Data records
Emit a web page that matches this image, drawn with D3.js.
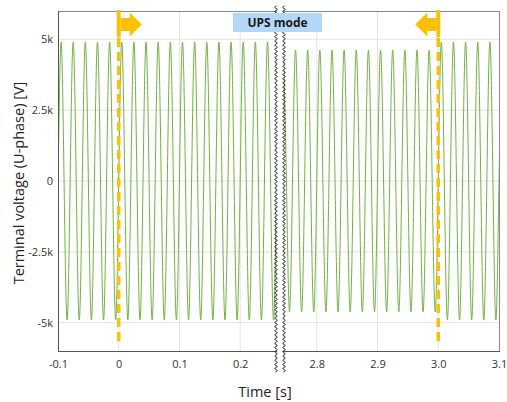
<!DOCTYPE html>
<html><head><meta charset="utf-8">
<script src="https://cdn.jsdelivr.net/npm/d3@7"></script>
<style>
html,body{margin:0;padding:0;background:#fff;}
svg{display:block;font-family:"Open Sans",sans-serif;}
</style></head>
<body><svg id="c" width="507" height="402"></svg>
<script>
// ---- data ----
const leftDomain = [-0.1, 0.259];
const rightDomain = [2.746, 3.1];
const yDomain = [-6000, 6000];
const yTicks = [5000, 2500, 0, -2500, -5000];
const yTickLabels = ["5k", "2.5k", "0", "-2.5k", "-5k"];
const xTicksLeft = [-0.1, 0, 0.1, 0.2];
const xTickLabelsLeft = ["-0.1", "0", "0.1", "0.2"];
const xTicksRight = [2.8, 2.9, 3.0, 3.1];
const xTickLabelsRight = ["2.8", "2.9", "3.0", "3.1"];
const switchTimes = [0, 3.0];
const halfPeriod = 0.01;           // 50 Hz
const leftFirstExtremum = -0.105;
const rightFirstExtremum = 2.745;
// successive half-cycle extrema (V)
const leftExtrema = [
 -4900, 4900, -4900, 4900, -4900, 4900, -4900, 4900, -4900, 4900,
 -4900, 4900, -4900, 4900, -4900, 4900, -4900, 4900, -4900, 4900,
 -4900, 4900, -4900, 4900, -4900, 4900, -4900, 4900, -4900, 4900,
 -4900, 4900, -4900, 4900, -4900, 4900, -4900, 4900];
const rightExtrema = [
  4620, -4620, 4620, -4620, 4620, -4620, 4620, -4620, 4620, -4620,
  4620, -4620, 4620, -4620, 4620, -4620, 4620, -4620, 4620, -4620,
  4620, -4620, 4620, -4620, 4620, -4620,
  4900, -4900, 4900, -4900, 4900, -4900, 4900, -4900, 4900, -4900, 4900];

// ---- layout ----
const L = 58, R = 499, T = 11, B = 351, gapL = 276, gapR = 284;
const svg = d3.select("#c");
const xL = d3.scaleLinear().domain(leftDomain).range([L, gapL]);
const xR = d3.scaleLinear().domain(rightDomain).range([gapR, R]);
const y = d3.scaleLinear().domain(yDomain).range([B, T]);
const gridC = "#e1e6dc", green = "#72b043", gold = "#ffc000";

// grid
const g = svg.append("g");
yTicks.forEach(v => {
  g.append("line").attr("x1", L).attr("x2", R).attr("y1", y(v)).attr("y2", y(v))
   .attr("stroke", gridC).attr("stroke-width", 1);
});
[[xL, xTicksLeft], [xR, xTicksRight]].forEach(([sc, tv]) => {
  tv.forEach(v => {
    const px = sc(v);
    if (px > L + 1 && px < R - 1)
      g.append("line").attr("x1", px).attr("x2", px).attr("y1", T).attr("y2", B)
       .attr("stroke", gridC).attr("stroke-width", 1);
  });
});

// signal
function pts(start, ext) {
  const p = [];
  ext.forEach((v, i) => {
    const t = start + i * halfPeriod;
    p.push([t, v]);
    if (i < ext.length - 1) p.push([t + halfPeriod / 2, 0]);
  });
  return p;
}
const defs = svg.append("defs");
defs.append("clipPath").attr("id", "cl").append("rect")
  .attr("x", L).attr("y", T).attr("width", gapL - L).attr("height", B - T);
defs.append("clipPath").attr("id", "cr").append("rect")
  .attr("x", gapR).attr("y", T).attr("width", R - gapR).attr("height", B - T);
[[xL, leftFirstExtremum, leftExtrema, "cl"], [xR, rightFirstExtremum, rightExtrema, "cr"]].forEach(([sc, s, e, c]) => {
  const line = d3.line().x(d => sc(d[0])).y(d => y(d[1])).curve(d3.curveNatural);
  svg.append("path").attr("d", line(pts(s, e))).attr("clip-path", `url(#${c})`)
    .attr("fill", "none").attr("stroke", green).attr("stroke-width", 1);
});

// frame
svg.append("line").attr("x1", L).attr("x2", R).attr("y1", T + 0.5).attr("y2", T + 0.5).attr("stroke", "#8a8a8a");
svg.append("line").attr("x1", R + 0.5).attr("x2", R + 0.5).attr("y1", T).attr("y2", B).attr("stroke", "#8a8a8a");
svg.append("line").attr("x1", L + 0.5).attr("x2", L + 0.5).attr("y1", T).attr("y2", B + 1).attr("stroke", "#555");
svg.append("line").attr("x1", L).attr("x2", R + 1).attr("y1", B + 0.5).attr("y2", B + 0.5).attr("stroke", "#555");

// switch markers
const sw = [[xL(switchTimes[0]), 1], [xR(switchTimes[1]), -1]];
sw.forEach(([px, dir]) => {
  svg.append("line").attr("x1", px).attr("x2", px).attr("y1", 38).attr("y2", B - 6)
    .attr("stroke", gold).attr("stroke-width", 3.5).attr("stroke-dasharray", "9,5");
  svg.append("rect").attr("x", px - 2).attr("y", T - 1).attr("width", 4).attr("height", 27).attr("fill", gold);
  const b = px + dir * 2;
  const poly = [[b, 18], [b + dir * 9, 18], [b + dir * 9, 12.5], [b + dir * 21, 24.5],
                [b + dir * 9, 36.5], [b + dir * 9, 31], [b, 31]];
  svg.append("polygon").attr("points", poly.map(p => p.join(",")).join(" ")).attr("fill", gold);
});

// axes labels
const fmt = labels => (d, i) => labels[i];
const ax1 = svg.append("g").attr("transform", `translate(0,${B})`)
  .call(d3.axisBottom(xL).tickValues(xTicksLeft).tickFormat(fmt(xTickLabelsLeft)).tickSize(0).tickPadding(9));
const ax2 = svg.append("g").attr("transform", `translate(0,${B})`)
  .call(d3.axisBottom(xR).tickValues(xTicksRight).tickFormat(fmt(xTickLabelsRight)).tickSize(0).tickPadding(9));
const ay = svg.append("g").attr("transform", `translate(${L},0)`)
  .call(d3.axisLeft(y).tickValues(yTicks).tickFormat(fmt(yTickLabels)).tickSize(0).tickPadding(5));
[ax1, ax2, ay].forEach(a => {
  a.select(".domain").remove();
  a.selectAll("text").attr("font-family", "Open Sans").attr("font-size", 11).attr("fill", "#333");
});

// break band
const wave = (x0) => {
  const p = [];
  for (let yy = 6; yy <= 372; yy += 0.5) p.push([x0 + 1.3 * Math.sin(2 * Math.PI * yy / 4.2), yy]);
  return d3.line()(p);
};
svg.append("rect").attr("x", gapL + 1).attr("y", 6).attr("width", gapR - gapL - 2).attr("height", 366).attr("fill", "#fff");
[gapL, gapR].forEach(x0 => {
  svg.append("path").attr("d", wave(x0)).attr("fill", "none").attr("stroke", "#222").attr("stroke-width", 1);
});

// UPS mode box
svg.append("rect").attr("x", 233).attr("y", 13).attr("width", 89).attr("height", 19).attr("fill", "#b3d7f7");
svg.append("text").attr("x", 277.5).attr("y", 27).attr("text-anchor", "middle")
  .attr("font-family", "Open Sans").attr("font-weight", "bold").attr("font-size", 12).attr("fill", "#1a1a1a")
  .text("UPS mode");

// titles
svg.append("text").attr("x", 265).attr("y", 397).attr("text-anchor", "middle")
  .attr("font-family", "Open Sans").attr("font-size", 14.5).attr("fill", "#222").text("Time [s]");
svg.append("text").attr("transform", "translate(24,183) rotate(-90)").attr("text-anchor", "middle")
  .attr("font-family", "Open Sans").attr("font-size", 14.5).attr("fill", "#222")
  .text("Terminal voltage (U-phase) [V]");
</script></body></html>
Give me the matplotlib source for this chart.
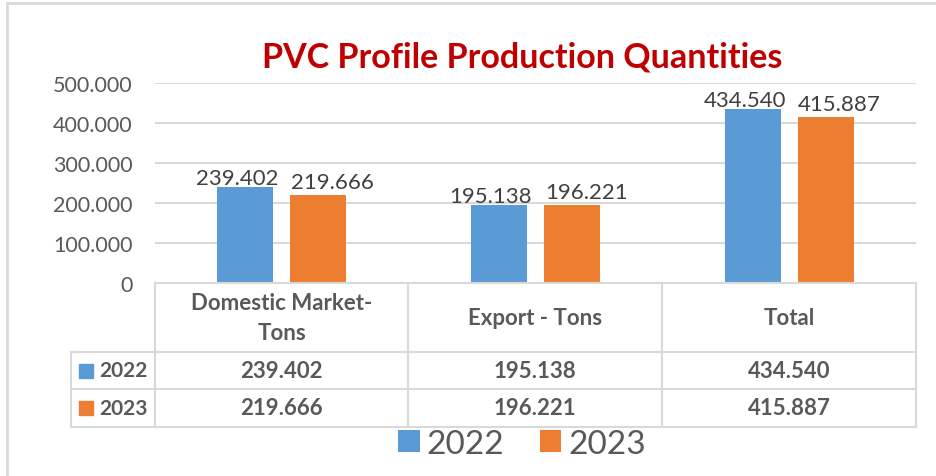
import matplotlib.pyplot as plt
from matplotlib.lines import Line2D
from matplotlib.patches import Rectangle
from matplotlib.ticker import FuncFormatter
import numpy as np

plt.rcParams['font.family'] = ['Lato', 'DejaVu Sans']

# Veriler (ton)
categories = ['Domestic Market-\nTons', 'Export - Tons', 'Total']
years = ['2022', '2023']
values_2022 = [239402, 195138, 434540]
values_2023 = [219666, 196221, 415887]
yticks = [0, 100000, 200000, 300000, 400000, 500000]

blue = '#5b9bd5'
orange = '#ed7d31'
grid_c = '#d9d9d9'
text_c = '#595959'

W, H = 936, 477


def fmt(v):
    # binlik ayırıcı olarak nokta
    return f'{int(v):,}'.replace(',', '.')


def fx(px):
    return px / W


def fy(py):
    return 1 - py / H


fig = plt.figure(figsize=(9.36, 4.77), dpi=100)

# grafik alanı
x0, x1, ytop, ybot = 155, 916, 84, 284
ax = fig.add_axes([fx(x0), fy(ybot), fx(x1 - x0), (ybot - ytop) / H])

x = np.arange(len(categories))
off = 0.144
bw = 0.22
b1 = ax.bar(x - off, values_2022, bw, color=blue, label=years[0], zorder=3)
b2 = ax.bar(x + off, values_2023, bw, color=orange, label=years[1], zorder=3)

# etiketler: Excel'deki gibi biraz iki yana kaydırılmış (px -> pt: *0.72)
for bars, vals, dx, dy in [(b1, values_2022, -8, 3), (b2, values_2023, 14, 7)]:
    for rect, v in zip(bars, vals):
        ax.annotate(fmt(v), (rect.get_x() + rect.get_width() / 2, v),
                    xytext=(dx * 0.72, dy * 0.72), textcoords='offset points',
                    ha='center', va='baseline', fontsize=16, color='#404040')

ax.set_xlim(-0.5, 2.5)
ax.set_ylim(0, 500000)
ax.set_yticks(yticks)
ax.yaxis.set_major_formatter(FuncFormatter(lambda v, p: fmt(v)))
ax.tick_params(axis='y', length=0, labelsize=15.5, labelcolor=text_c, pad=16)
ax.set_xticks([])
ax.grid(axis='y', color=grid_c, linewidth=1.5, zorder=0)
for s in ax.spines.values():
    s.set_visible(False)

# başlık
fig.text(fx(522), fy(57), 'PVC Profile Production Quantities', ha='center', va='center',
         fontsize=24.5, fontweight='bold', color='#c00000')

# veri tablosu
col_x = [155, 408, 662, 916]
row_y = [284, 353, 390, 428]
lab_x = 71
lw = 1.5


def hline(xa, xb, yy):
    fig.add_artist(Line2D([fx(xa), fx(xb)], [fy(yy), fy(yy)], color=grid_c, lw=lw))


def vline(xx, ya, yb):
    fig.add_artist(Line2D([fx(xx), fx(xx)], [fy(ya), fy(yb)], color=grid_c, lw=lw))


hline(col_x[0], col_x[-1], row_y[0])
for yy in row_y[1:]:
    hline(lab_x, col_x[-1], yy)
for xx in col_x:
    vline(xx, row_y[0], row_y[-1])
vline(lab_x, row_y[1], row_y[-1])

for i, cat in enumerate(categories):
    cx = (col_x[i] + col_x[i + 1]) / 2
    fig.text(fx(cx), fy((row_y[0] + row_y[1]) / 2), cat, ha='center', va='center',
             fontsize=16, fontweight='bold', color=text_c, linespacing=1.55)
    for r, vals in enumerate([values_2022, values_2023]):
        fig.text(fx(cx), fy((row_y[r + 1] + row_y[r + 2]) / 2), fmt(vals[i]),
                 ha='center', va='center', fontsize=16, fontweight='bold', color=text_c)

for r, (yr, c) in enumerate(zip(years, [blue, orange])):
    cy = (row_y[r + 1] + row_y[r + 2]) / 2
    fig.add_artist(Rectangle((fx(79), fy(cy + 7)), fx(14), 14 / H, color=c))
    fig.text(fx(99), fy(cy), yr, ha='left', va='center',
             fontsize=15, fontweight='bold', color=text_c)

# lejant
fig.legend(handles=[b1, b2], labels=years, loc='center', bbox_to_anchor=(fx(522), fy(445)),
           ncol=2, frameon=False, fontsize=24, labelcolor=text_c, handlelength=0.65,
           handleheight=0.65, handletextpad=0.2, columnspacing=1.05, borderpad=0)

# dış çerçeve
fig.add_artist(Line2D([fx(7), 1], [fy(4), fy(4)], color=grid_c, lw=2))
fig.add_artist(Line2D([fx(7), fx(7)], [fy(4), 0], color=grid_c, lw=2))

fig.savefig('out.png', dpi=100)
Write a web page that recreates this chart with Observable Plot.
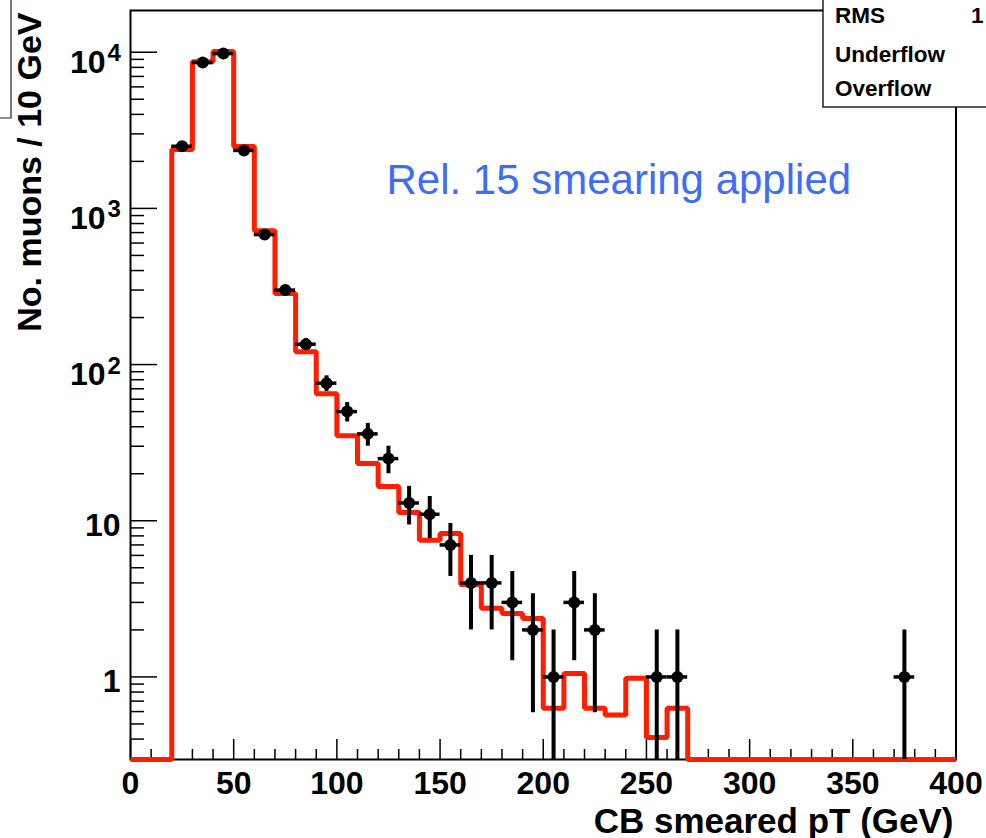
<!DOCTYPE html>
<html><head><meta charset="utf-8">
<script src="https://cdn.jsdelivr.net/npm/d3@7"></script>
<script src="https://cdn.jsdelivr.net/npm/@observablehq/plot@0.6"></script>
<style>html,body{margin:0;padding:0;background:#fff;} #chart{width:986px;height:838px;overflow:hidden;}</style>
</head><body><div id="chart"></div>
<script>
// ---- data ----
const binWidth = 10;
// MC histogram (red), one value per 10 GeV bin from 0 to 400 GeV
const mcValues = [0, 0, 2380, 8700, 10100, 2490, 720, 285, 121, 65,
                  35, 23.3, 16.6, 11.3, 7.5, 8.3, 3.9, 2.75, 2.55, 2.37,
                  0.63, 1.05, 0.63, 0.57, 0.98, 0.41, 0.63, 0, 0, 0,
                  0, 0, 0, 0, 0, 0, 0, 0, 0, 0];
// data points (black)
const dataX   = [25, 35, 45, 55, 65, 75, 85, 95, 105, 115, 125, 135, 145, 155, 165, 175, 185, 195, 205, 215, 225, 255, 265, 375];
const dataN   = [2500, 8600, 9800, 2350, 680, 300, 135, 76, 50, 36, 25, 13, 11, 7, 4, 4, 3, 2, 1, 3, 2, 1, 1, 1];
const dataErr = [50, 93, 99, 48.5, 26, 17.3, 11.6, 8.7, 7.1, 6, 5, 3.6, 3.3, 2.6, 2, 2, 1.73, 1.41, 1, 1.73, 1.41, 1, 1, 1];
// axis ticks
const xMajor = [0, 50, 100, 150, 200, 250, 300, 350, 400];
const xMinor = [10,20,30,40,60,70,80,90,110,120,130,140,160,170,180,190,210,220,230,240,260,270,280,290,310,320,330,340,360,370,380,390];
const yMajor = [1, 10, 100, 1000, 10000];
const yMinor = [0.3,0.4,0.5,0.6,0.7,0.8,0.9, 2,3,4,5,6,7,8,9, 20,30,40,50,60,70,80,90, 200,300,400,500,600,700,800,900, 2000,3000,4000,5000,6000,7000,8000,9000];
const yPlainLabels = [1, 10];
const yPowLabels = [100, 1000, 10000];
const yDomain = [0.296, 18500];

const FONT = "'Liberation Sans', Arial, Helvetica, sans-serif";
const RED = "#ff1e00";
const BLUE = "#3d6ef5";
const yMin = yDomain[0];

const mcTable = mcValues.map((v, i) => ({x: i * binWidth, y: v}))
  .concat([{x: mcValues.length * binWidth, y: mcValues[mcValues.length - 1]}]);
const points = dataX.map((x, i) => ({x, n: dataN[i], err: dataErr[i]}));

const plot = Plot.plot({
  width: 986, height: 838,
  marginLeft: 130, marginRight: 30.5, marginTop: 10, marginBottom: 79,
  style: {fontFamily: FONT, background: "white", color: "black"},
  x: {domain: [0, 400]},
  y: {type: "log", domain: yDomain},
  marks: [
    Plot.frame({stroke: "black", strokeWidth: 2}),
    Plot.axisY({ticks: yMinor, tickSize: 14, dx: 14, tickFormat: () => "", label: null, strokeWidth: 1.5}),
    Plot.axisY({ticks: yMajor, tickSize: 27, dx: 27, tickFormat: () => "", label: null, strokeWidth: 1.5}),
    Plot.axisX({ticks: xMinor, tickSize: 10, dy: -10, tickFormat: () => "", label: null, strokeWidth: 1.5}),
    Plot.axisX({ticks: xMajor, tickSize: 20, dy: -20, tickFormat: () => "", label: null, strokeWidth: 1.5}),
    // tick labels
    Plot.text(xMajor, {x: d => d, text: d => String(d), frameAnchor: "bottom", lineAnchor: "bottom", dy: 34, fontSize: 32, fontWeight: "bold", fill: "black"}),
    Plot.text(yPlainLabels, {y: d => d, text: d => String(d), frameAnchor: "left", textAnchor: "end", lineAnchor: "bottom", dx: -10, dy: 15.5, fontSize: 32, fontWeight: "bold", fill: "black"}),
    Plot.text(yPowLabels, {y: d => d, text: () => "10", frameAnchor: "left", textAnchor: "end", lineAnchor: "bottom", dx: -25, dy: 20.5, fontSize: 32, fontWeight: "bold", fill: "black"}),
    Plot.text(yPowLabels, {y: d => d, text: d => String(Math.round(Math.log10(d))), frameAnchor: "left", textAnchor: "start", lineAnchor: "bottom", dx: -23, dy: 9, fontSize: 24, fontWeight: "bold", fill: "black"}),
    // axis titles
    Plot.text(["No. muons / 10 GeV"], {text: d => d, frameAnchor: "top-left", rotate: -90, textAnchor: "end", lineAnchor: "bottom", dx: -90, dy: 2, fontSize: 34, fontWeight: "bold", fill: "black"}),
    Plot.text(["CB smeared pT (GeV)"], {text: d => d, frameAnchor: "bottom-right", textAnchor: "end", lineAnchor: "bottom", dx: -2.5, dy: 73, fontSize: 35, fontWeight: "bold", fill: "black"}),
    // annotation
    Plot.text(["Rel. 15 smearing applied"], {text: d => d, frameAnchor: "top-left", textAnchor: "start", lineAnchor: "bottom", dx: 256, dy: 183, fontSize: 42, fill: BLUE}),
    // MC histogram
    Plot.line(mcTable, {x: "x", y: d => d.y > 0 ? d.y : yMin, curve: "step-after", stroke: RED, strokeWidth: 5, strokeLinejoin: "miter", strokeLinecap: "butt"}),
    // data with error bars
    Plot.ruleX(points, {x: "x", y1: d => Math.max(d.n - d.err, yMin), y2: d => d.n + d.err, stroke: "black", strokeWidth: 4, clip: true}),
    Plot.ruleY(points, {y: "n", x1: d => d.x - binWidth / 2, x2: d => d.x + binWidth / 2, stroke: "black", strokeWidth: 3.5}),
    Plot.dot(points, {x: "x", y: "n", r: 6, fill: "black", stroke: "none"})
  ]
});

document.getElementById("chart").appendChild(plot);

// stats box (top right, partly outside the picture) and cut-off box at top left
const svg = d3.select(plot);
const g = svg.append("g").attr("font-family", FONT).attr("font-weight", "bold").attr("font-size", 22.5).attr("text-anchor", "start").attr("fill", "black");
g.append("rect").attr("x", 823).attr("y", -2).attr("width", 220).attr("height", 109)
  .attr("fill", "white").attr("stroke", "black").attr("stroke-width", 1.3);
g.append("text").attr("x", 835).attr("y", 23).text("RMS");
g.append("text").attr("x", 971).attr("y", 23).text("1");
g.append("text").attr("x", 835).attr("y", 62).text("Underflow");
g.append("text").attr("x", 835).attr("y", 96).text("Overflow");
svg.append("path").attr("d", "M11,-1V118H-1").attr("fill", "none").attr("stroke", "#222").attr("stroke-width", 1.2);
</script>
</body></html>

**JOB**
Starting at the line containing "Give me the matplotlib source for this chart." and ending at the line containing "plt.rcParams['font.family'] = ['Lato', 'DejaVu", copy those lines exactly, both included, and nothing more. Leave out any picture.

**TASK RESULT**
Give me the matplotlib source for this chart.
import matplotlib.pyplot as plt
from matplotlib.lines import Line2D
from matplotlib.patches import Rectangle
from matplotlib.ticker import FuncFormatter
import numpy as np

plt.rcParams['font.family'] = ['Lato', 'DejaVu Sans']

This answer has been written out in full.